What the task requires =
Pull out every line in the data that has the string "Python" in it.

Data rows =
--- --- ---

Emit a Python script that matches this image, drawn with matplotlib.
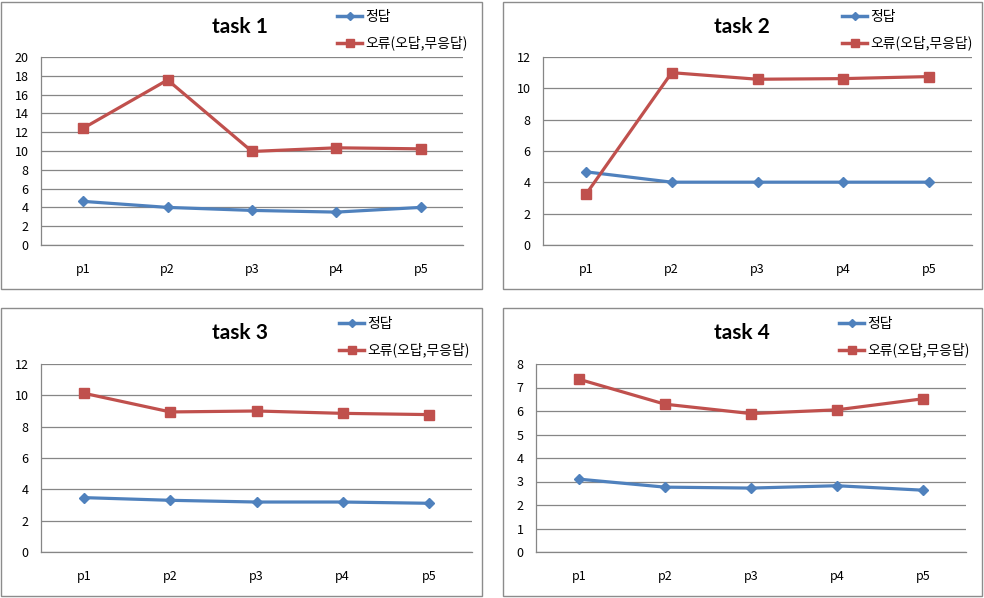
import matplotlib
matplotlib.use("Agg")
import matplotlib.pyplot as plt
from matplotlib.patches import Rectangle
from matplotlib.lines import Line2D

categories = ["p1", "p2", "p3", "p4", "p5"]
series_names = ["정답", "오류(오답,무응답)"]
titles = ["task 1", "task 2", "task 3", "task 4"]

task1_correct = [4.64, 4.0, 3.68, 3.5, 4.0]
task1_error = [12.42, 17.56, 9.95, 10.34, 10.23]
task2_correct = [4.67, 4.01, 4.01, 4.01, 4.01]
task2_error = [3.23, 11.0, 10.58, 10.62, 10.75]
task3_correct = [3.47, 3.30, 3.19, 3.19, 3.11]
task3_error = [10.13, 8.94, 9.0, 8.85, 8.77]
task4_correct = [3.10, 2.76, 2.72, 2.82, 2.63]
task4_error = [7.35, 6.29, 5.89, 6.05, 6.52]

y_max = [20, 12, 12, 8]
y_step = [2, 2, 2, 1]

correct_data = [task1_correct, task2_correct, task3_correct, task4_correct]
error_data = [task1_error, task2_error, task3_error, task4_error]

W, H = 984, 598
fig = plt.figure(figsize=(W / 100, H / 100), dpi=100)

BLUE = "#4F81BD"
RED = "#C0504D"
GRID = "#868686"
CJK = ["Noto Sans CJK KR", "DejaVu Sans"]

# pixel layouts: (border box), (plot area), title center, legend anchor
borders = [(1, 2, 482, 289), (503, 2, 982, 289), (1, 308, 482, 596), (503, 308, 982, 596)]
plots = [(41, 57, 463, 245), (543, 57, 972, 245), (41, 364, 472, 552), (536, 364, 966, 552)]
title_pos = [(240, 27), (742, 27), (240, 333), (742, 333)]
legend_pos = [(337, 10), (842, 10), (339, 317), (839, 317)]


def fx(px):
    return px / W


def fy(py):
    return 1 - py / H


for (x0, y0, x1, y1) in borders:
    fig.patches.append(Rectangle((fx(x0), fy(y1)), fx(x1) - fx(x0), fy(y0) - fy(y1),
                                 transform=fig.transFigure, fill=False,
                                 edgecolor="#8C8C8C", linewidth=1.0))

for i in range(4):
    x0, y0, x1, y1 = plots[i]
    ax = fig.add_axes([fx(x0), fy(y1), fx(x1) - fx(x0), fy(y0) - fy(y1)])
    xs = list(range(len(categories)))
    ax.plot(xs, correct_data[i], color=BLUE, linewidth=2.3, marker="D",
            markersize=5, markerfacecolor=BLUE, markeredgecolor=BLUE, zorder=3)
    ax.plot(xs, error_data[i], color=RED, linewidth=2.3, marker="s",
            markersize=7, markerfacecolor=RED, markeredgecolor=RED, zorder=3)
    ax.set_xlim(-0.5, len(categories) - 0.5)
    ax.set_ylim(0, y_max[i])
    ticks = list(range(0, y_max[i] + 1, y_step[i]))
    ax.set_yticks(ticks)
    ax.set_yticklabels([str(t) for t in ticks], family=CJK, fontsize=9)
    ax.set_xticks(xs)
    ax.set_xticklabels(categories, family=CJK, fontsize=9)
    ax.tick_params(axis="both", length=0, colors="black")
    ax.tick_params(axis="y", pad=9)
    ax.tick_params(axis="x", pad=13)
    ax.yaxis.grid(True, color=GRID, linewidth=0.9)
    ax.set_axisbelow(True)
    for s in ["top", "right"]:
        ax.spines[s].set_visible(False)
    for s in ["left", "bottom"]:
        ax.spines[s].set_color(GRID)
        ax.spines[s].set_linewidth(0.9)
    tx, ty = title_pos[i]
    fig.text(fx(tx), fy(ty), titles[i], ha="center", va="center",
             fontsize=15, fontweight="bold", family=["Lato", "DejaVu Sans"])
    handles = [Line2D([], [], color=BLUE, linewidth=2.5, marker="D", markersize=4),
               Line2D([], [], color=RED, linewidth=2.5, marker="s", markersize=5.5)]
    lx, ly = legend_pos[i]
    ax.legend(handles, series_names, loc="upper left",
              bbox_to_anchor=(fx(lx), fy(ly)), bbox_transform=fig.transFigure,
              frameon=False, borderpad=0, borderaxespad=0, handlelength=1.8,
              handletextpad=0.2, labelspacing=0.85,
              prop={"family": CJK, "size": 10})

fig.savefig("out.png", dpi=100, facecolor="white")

--- --- ---

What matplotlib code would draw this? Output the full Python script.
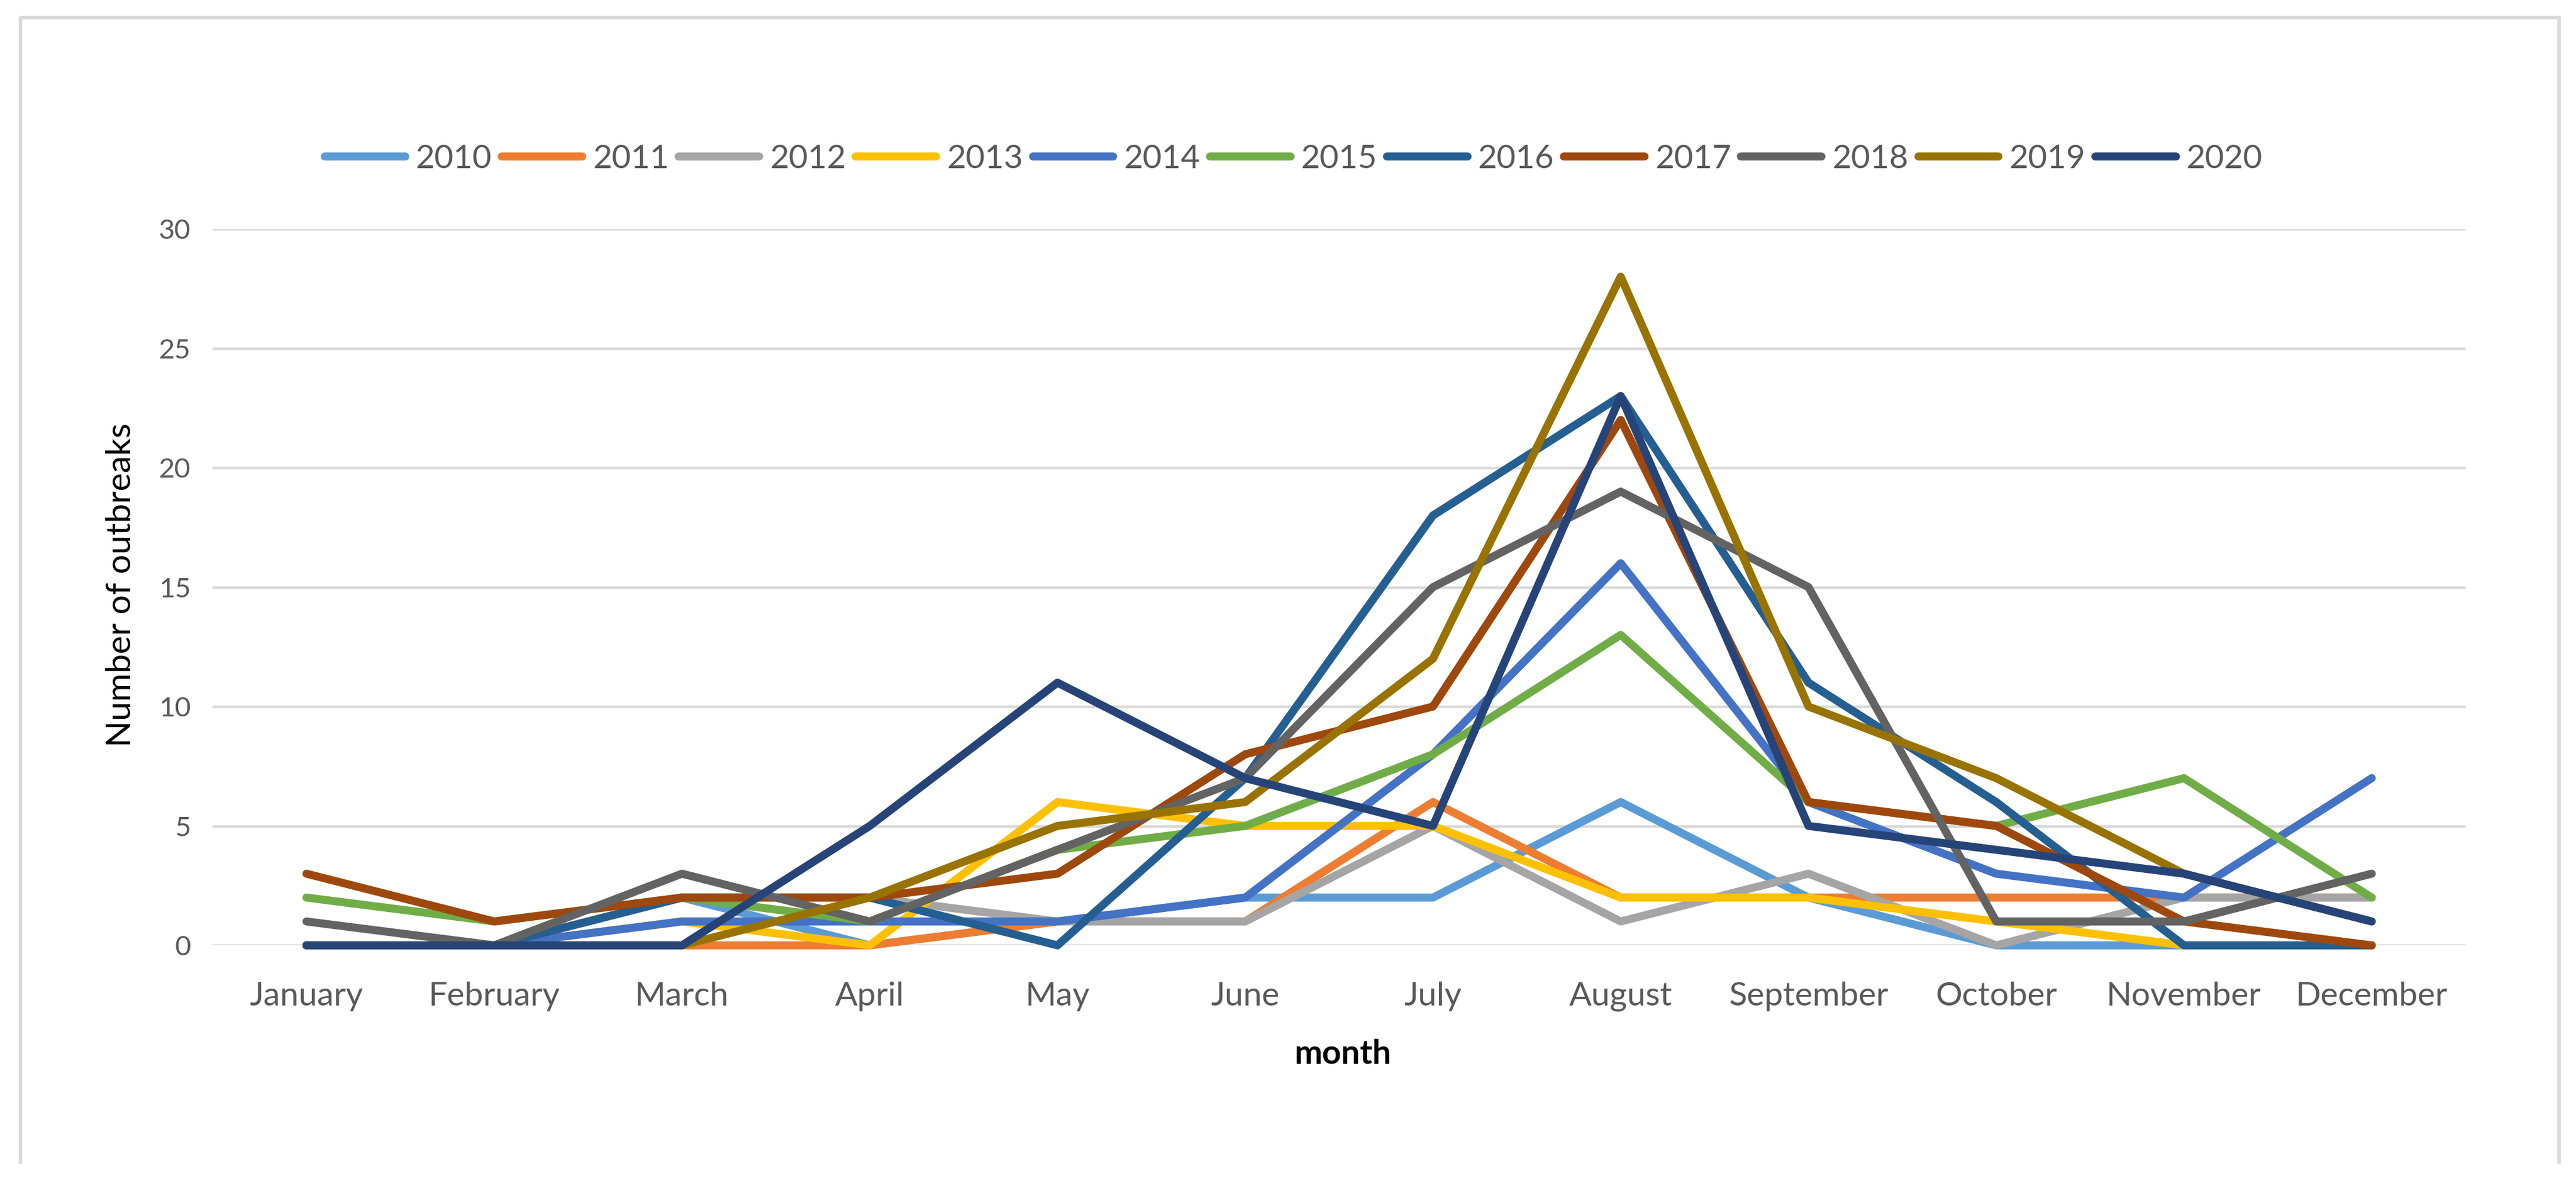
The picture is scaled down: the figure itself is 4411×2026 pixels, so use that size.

--- --- ---

Finished answer =
Emit a Python script that matches this image, drawn with matplotlib.
What matplotlib code would draw this? Output the full Python script.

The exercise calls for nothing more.